Zacks Brasserie: Rehovot Finally Gets the Kosher Chef Room It Has Been Waiting For
The bill arrives in a brown paper envelope, the kind a postmaster would have once stamped and slid across a counter in early Rehovot. It is a small gesture, and an easy one to miss after three courses of aged beef, Israeli wine, and almond cream. But it tells you exactly who Zacks Brasserie thinks it is. This restaurant carries a name, the name of Ephraim Zacks, who planted almond groves and built the water lines that turned Rehovot into a city, and it carries that name with full intent. Every dish, every detail, every line on the menu is wired to a story. After two decades of cooking at Moshav Segula, chef Sahar Refael has finally turned the lights on inside a kosher dining room, and the result is the most ambitious kosher opening Rehovot has ever seen.
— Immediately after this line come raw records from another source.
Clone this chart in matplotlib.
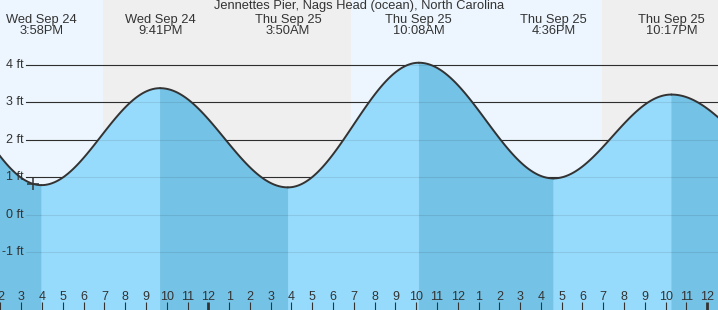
import numpy as np
import matplotlib.pyplot as plt
import matplotlib.transforms as mtransforms

plt.rcParams['font.family'] = ['Liberation Sans', 'DejaVu Sans']

# hours are counted from midnight, Thu Sep 25
tide_hours = [-14.25, -8.03, -2.32, 3.83, 10.13, 16.60, 22.28, 28.50]
tide_feet = [4.14, 0.79, 3.38, 0.73, 4.06, 0.97, 3.21, 1.10]

label_hours = [-8.03, -2.32, 3.83, 10.13, 16.60, 22.28]
label_days = ['Wed Sep 24', 'Wed Sep 24', 'Thu Sep 25', 'Thu Sep 25', 'Thu Sep 25', 'Thu Sep 25']
label_times = ['3:58PM', '9:41PM', '3:50AM', '10:08AM', '4:36PM', '10:17PM']

day_spans = [(-10.02, -5.07), (6.85, 18.93)]
night_spans = [(-5.07, 6.85), (18.93, 24.52)]

hour_ticks = list(range(-10, 25))
hour_labels = ['2', '3', '4', '5', '6', '7', '8', '9', '10', '11', '12',
               '1', '2', '3', '4', '5', '6', '7', '8', '9', '10', '11', '12',
               '1', '2', '3', '4', '5', '6', '7', '8', '9', '10', '11', '12']
midnight_ticks = [0, 24]

ft_ticks = [4, 3, 2, 1, 0, -1]
now_hour, now_ft = -8.43, 0.82

title = 'Jennettes Pier, Nags Head (ocean), North Carolina'
text_col = '#333333'

fig = plt.figure(figsize=(7.18, 3.10), dpi=100)
ax = fig.add_axes([0, 0, 1, 1])
ax.set_xlim(-10.02, 24.52)
ax.set_ylim(-2.546, 5.736)

for a, b in day_spans:
    ax.axvspan(a, b, color='#edf6fe', lw=0, zorder=0)
for a, b in night_spans:
    ax.axvspan(a, b, color='#efefef', lw=0, zorder=0)

for v in ft_ticks:
    ax.axhline(v, xmin=26 / 718, xmax=1, color=text_col, lw=0.8, zorder=1)
    ax.axhline(v, xmin=26 / 718, xmax=1, color=(0, 0, 0, 0.09), lw=0.8, zorder=3)

# tide curve: half-cosine between each pair of extremes
for i in range(len(tide_hours) - 1):
    t0, t1 = tide_hours[i], tide_hours[i + 1]
    v0, v1 = tide_feet[i], tide_feet[i + 1]
    t = np.linspace(t0, t1, 120)
    v = v0 + (v1 - v0) * (1 - np.cos(np.pi * (t - t0) / (t1 - t0))) / 2
    fill = '#97dbfc' if v1 > v0 else '#74c2e6'
    ax.fill_between(t, -3, v, facecolor=fill, edgecolor=fill, lw=0.6, zorder=2)
    ax.plot(t, v, color=text_col, lw=1.4, zorder=4, solid_capstyle='round')

ax.plot([now_hour], [now_ft], marker='+', color=text_col, ms=8, mew=1.1, zorder=5)

major = [h for h in hour_ticks if h not in midnight_ticks]
ax.set_xticks(major)
ax.set_xticklabels([hour_labels[hour_ticks.index(h)] for h in major])
ax.set_xticks(midnight_ticks, minor=True)
ax.set_xticklabels([hour_labels[hour_ticks.index(h)] for h in midnight_ticks], minor=True)
ax.tick_params(axis='x', which='both', direction='in', length=5.8, pad=-13.5,
               labelsize=9, colors=text_col)
ax.tick_params(axis='x', which='major', width=0.8)
ax.tick_params(axis='x', which='minor', width=2.0)
ax.xaxis.set_zorder(6)
ax.set_yticks([])
for s in ax.spines.values():
    s.set_visible(False)

ytrans = mtransforms.blended_transform_factory(ax.transAxes, ax.transData)
for v in ft_ticks:
    ax.text(24 / 718, v, f'{v} ft', transform=ytrans, ha='right', va='center',
            fontsize=9, color=text_col, zorder=6)

xtrans = mtransforms.blended_transform_factory(ax.transData, ax.transAxes)
for h, d, tm in zip(label_hours, label_days, label_times):
    ax.text(h, 1 - 20 / 310, d, transform=xtrans, ha='center', va='center',
            fontsize=9.3, color=text_col)
    ax.text(h, 1 - 31.5 / 310, tm, transform=xtrans, ha='center', va='center',
            fontsize=9.3, color=text_col)

fig.text(0.5, 1 - 6.5 / 310, title, ha='center', va='center', fontsize=9.3, color=text_col)

fig.savefig('out.png', dpi=100)
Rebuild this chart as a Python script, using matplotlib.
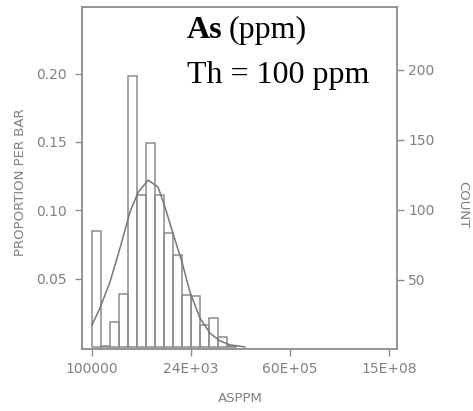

The approach is unusual. You walk through the marble lobby of the Mediterranean Towers complex on Har HaTzofim, past residents collecting mail, past the concierge desk, and through a discreet door at the back. The transition is jarring on first visit and quickly forgotten. Inside, designer Gad Halperin has built a hushed, low lit room of polished wood, leather, and brushed metal, organized around two centerpieces: a six seat bar where the sommelier holds court, and a floor to ceiling wine monument that climbs the back wall with more than 280 Israeli bottles. White tablecloths catch the warm light. A glass wall on the long side of the room opens onto a lit garden where eucalyptus trees press against the panes. The effect is bucolic and a little surreal, a fine dining room dropped into a residential pocket of west Rehovot, and once you sit down the building around it disappears.